»»

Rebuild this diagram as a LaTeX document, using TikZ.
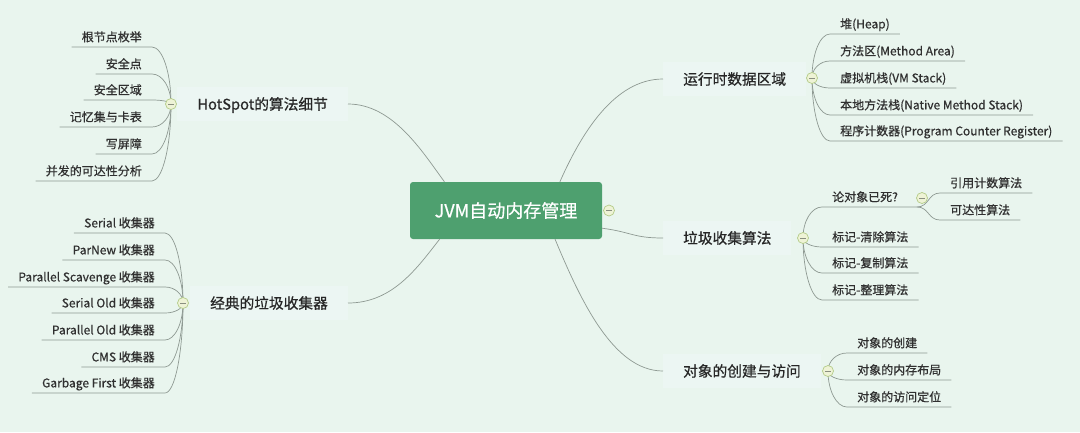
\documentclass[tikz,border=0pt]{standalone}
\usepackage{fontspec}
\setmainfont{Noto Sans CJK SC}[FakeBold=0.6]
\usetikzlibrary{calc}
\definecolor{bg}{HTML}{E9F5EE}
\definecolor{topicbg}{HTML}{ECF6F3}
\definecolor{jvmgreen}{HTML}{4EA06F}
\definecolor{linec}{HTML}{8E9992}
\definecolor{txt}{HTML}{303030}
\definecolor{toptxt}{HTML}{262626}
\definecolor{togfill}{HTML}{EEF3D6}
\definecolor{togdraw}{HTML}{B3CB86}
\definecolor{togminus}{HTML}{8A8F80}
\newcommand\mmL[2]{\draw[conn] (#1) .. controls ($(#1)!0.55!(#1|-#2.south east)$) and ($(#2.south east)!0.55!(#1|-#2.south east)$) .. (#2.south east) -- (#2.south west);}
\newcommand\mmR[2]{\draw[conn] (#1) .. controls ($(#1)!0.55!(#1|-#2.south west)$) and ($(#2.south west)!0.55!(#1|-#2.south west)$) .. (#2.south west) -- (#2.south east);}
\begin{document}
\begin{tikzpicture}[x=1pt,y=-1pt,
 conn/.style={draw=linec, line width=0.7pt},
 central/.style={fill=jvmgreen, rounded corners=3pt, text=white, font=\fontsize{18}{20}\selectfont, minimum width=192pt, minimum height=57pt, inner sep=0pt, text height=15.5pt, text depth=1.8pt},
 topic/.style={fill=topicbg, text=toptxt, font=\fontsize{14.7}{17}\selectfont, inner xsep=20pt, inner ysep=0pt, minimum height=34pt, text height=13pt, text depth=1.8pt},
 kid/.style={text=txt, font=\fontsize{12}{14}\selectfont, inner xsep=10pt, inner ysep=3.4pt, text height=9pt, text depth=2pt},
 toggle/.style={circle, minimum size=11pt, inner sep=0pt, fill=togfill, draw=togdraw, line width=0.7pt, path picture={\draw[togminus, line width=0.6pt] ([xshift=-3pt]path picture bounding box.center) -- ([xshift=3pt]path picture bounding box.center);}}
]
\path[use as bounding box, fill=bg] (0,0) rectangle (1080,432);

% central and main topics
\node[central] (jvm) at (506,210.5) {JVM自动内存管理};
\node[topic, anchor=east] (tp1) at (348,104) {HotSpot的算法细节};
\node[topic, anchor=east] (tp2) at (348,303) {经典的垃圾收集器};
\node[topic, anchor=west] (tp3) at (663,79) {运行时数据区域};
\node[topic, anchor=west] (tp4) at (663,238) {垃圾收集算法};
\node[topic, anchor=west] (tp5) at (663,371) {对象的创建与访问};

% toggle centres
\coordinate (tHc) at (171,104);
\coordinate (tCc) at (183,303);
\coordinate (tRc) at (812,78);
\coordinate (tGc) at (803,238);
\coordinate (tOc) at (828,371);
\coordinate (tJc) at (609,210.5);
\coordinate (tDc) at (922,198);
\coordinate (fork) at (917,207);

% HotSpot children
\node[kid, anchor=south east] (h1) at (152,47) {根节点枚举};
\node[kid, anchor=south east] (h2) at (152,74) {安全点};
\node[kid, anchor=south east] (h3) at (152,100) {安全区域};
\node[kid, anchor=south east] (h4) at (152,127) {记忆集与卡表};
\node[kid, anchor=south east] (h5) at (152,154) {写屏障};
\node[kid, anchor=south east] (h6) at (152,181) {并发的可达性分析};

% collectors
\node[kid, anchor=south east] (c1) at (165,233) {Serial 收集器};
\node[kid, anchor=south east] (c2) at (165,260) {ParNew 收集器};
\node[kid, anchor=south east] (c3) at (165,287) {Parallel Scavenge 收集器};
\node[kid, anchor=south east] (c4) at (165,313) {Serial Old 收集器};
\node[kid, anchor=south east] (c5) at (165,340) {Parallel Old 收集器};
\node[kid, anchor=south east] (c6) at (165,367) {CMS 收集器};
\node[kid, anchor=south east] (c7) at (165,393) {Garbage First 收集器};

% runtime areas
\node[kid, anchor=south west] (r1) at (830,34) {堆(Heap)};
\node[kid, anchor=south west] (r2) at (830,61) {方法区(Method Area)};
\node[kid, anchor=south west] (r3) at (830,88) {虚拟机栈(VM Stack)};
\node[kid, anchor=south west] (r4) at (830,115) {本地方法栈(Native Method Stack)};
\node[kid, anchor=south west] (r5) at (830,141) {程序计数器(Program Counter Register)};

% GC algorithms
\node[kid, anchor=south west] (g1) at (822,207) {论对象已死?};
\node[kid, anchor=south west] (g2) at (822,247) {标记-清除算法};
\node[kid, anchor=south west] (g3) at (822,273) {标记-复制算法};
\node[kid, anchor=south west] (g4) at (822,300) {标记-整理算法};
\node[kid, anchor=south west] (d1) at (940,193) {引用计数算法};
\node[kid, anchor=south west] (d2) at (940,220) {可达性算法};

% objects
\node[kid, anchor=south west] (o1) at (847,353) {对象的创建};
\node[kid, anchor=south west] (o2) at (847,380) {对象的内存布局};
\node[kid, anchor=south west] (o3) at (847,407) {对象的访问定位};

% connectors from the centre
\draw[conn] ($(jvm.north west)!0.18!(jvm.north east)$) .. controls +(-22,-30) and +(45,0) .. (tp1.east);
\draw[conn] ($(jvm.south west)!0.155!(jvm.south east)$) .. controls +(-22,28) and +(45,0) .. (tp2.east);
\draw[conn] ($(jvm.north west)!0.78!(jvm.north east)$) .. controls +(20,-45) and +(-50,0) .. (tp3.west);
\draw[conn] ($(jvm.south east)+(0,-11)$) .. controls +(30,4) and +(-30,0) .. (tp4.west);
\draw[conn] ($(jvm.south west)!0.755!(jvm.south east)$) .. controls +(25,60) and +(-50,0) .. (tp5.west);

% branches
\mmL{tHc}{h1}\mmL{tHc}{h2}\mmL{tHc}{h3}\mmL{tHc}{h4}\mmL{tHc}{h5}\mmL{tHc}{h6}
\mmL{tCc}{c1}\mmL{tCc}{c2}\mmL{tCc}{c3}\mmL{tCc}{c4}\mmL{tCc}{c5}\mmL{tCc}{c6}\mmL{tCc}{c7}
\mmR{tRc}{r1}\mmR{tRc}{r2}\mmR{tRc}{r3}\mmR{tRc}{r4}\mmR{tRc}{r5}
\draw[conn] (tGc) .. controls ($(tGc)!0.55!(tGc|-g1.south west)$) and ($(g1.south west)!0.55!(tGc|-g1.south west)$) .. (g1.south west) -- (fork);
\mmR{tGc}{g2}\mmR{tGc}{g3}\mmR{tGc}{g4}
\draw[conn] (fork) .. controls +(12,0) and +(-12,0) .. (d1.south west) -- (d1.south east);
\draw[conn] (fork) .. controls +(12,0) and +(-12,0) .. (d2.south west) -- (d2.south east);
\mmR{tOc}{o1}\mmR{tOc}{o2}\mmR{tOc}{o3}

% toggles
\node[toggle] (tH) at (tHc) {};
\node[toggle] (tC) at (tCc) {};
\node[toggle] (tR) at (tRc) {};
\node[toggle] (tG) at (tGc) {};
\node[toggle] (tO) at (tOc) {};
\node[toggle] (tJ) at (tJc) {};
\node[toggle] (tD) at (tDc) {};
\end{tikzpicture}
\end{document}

««

* Set problem *
Copy out the whole listing exactly, and don't carry over any pictures.

* Solution for this problem *
Rebuild this diagram as a LaTeX document, using TikZ.
\documentclass[tikz,border=0pt]{standalone}
\usepackage{fontspec}
\setmainfont{Noto Sans CJK SC}[FakeBold=0.6]
\usetikzlibrary{calc}
\definecolor{bg}{HTML}{E9F5EE}
\definecolor{topicbg}{HTML}{ECF6F3}
\definecolor{jvmgreen}{HTML}{4EA06F}
\definecolor{linec}{HTML}{8E9992}
\definecolor{txt}{HTML}{303030}
\definecolor{toptxt}{HTML}{262626}
\definecolor{togfill}{HTML}{EEF3D6}
\definecolor{togdraw}{HTML}{B3CB86}
\definecolor{togminus}{HTML}{8A8F80}
\newcommand\mmL[2]{\draw[conn] (#1) .. controls ($(#1)!0.55!(#1|-#2.south east)$) and ($(#2.south east)!0.55!(#1|-#2.south east)$) .. (#2.south east) -- (#2.south west);}
\newcommand\mmR[2]{\draw[conn] (#1) .. controls ($(#1)!0.55!(#1|-#2.south west)$) and ($(#2.south west)!0.55!(#1|-#2.south west)$) .. (#2.south west) -- (#2.south east);}
\begin{document}
\begin{tikzpicture}[x=1pt,y=-1pt,
 conn/.style={draw=linec, line width=0.7pt},
 central/.style={fill=jvmgreen, rounded corners=3pt, text=white, font=\fontsize{18}{20}\selectfont, minimum width=192pt, minimum height=57pt, inner sep=0pt, text height=15.5pt, text depth=1.8pt},
 topic/.style={fill=topicbg, text=toptxt, font=\fontsize{14.7}{17}\selectfont, inner xsep=20pt, inner ysep=0pt, minimum height=34pt, text height=13pt, text depth=1.8pt},
 kid/.style={text=txt, font=\fontsize{12}{14}\selectfont, inner xsep=10pt, inner ysep=3.4pt, text height=9pt, text depth=2pt},
 toggle/.style={circle, minimum size=11pt, inner sep=0pt, fill=togfill, draw=togdraw, line width=0.7pt, path picture={\draw[togminus, line width=0.6pt] ([xshift=-3pt]path picture bounding box.center) -- ([xshift=3pt]path picture bounding box.center);}}
]
\path[use as bounding box, fill=bg] (0,0) rectangle (1080,432);

% central and main topics
\node[central] (jvm) at (506,210.5) {JVM自动内存管理};
\node[topic, anchor=east] (tp1) at (348,104) {HotSpot的算法细节};
\node[topic, anchor=east] (tp2) at (348,303) {经典的垃圾收集器};
\node[topic, anchor=west] (tp3) at (663,79) {运行时数据区域};
\node[topic, anchor=west] (tp4) at (663,238) {垃圾收集算法};
\node[topic, anchor=west] (tp5) at (663,371) {对象的创建与访问};

% toggle centres
\coordinate (tHc) at (171,104);
\coordinate (tCc) at (183,303);
\coordinate (tRc) at (812,78);
\coordinate (tGc) at (803,238);
\coordinate (tOc) at (828,371);
\coordinate (tJc) at (609,210.5);
\coordinate (tDc) at (922,198);
\coordinate (fork) at (917,207);

% HotSpot children
\node[kid, anchor=south east] (h1) at (152,47) {根节点枚举};
\node[kid, anchor=south east] (h2) at (152,74) {安全点};
\node[kid, anchor=south east] (h3) at (152,100) {安全区域};
\node[kid, anchor=south east] (h4) at (152,127) {记忆集与卡表};
\node[kid, anchor=south east] (h5) at (152,154) {写屏障};
\node[kid, anchor=south east] (h6) at (152,181) {并发的可达性分析};

% collectors
\node[kid, anchor=south east] (c1) at (165,233) {Serial 收集器};
\node[kid, anchor=south east] (c2) at (165,260) {ParNew 收集器};
\node[kid, anchor=south east] (c3) at (165,287) {Parallel Scavenge 收集器};
\node[kid, anchor=south east] (c4) at (165,313) {Serial Old 收集器};
\node[kid, anchor=south east] (c5) at (165,340) {Parallel Old 收集器};
\node[kid, anchor=south east] (c6) at (165,367) {CMS 收集器};
\node[kid, anchor=south east] (c7) at (165,393) {Garbage First 收集器};

% runtime areas
\node[kid, anchor=south west] (r1) at (830,34) {堆(Heap)};
\node[kid, anchor=south west] (r2) at (830,61) {方法区(Method Area)};
\node[kid, anchor=south west] (r3) at (830,88) {虚拟机栈(VM Stack)};
\node[kid, anchor=south west] (r4) at (830,115) {本地方法栈(Native Method Stack)};
\node[kid, anchor=south west] (r5) at (830,141) {程序计数器(Program Counter Register)};

% GC algorithms
\node[kid, anchor=south west] (g1) at (822,207) {论对象已死?};
\node[kid, anchor=south west] (g2) at (822,247) {标记-清除算法};
\node[kid, anchor=south west] (g3) at (822,273) {标记-复制算法};
\node[kid, anchor=south west] (g4) at (822,300) {标记-整理算法};
\node[kid, anchor=south west] (d1) at (940,193) {引用计数算法};
\node[kid, anchor=south west] (d2) at (940,220) {可达性算法};

% objects
\node[kid, anchor=south west] (o1) at (847,353) {对象的创建};
\node[kid, anchor=south west] (o2) at (847,380) {对象的内存布局};
\node[kid, anchor=south west] (o3) at (847,407) {对象的访问定位};

% connectors from the centre
\draw[conn] ($(jvm.north west)!0.18!(jvm.north east)$) .. controls +(-22,-30) and +(45,0) .. (tp1.east);
\draw[conn] ($(jvm.south west)!0.155!(jvm.south east)$) .. controls +(-22,28) and +(45,0) .. (tp2.east);
\draw[conn] ($(jvm.north west)!0.78!(jvm.north east)$) .. controls +(20,-45) and +(-50,0) .. (tp3.west);
\draw[conn] ($(jvm.south east)+(0,-11)$) .. controls +(30,4) and +(-30,0) .. (tp4.west);
\draw[conn] ($(jvm.south west)!0.755!(jvm.south east)$) .. controls +(25,60) and +(-50,0) .. (tp5.west);

% branches
\mmL{tHc}{h1}\mmL{tHc}{h2}\mmL{tHc}{h3}\mmL{tHc}{h4}\mmL{tHc}{h5}\mmL{tHc}{h6}
\mmL{tCc}{c1}\mmL{tCc}{c2}\mmL{tCc}{c3}\mmL{tCc}{c4}\mmL{tCc}{c5}\mmL{tCc}{c6}\mmL{tCc}{c7}
\mmR{tRc}{r1}\mmR{tRc}{r2}\mmR{tRc}{r3}\mmR{tRc}{r4}\mmR{tRc}{r5}
\draw[conn] (tGc) .. controls ($(tGc)!0.55!(tGc|-g1.south west)$) and ($(g1.south west)!0.55!(tGc|-g1.south west)$) .. (g1.south west) -- (fork);
\mmR{tGc}{g2}\mmR{tGc}{g3}\mmR{tGc}{g4}
\draw[conn] (fork) .. controls +(12,0) and +(-12,0) .. (d1.south west) -- (d1.south east);
\draw[conn] (fork) .. controls +(12,0) and +(-12,0) .. (d2.south west) -- (d2.south east);
\mmR{tOc}{o1}\mmR{tOc}{o2}\mmR{tOc}{o3}

% toggles
\node[toggle] (tH) at (tHc) {};
\node[toggle] (tC) at (tCc) {};
\node[toggle] (tR) at (tRc) {};
\node[toggle] (tG) at (tGc) {};
\node[toggle] (tO) at (tOc) {};
\node[toggle] (tJ) at (tJc) {};
\node[toggle] (tD) at (tDc) {};
\end{tikzpicture}
\end{document}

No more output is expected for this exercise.